What is expected:
Print the lines starting at the line containing "What Plotly code" and ending at the line containing "import plotly.graph_objects as go", exactly and in full, without the pictures.

Input records:
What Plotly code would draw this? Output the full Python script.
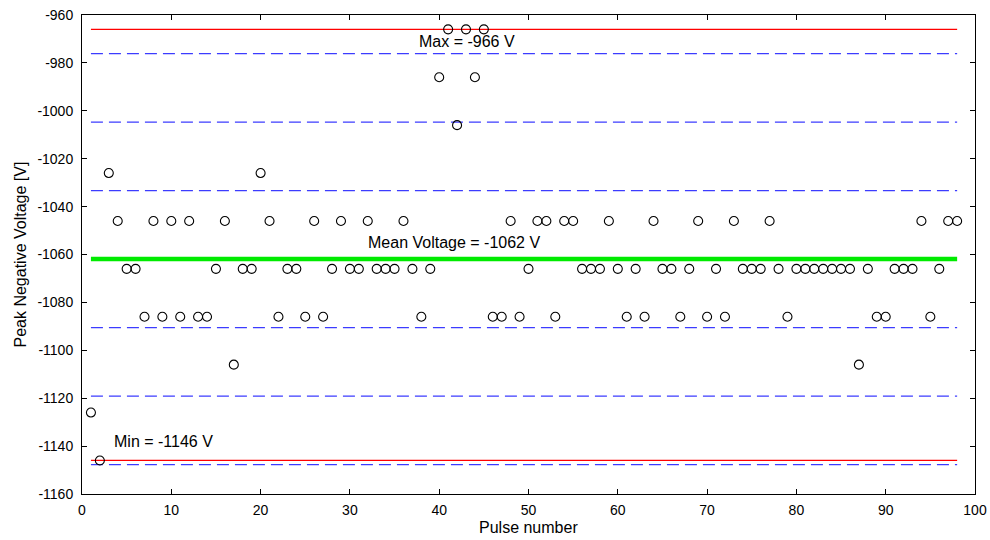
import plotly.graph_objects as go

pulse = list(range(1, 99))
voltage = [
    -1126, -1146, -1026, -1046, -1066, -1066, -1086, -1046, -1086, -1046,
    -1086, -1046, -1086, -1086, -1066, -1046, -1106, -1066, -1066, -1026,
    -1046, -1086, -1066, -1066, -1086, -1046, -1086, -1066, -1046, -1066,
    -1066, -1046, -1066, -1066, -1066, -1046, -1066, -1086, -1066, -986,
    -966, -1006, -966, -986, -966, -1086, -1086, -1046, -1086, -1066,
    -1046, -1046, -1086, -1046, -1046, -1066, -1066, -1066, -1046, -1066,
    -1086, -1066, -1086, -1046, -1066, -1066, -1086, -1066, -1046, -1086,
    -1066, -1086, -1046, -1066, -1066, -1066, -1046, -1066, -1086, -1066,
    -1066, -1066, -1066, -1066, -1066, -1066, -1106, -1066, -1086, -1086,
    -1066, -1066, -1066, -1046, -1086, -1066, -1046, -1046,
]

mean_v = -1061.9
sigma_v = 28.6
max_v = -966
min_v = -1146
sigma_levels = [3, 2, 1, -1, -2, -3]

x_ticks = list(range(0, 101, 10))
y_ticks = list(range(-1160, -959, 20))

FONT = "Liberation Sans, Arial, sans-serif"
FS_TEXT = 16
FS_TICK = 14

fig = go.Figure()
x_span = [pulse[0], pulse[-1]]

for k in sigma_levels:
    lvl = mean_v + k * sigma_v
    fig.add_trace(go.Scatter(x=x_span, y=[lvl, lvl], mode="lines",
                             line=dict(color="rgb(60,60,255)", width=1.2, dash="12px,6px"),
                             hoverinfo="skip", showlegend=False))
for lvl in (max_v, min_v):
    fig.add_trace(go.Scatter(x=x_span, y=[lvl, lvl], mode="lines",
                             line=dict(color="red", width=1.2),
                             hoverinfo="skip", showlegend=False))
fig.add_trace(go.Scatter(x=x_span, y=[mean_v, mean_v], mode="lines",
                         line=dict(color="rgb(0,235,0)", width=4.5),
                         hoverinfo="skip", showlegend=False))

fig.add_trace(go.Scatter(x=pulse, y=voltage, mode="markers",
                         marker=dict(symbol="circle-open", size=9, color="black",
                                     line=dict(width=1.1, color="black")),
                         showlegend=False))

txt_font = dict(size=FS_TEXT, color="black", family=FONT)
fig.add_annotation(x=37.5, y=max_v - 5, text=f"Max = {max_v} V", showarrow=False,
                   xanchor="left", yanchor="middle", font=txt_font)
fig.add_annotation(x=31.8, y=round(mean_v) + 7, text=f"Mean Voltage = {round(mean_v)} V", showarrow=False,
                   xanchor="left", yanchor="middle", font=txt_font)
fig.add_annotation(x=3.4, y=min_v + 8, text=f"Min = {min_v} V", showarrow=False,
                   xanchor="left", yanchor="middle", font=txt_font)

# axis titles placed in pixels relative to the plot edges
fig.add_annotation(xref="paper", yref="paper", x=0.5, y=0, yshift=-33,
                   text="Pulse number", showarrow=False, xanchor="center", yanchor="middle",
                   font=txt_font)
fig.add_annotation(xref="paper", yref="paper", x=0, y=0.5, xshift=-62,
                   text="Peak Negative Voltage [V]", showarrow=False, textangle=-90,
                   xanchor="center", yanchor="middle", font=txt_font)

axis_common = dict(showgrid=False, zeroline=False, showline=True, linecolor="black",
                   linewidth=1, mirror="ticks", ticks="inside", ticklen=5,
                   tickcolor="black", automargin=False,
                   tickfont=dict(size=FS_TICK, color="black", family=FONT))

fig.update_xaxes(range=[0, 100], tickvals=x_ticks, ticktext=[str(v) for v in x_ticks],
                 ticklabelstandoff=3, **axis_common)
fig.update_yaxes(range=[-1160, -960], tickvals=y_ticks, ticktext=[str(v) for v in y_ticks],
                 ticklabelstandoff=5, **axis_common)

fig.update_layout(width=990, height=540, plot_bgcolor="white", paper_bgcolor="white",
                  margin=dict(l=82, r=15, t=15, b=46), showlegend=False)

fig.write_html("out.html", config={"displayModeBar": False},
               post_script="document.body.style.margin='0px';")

...

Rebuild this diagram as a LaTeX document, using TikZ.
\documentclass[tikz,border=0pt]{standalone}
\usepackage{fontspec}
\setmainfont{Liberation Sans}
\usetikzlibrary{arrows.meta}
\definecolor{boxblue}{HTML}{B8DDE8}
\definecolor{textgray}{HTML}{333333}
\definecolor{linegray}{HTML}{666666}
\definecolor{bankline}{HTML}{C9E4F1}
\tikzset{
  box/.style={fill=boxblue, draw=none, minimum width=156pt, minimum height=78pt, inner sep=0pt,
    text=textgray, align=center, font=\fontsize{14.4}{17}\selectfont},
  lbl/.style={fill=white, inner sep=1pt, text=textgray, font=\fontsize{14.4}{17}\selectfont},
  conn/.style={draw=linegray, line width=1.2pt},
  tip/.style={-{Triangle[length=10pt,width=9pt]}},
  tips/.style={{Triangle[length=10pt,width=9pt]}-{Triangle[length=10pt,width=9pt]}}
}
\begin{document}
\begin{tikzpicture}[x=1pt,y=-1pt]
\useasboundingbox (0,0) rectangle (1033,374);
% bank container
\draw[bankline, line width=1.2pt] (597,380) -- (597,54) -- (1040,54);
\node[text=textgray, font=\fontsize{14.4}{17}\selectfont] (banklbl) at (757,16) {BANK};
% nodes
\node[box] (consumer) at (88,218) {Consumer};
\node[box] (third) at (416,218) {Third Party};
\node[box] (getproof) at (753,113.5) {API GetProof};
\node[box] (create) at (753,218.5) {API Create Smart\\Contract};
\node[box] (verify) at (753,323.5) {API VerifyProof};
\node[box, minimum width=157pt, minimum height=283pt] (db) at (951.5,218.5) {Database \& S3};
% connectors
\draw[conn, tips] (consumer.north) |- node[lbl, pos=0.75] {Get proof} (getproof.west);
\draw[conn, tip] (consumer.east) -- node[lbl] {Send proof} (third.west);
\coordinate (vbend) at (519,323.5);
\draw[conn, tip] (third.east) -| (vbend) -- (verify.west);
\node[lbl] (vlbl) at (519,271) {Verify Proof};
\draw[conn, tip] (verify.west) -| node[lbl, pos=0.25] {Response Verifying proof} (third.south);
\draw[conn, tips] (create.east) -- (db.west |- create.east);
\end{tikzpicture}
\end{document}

Result of this exercise:
What Plotly code would draw this? Output the full Python script.
import plotly.graph_objects as go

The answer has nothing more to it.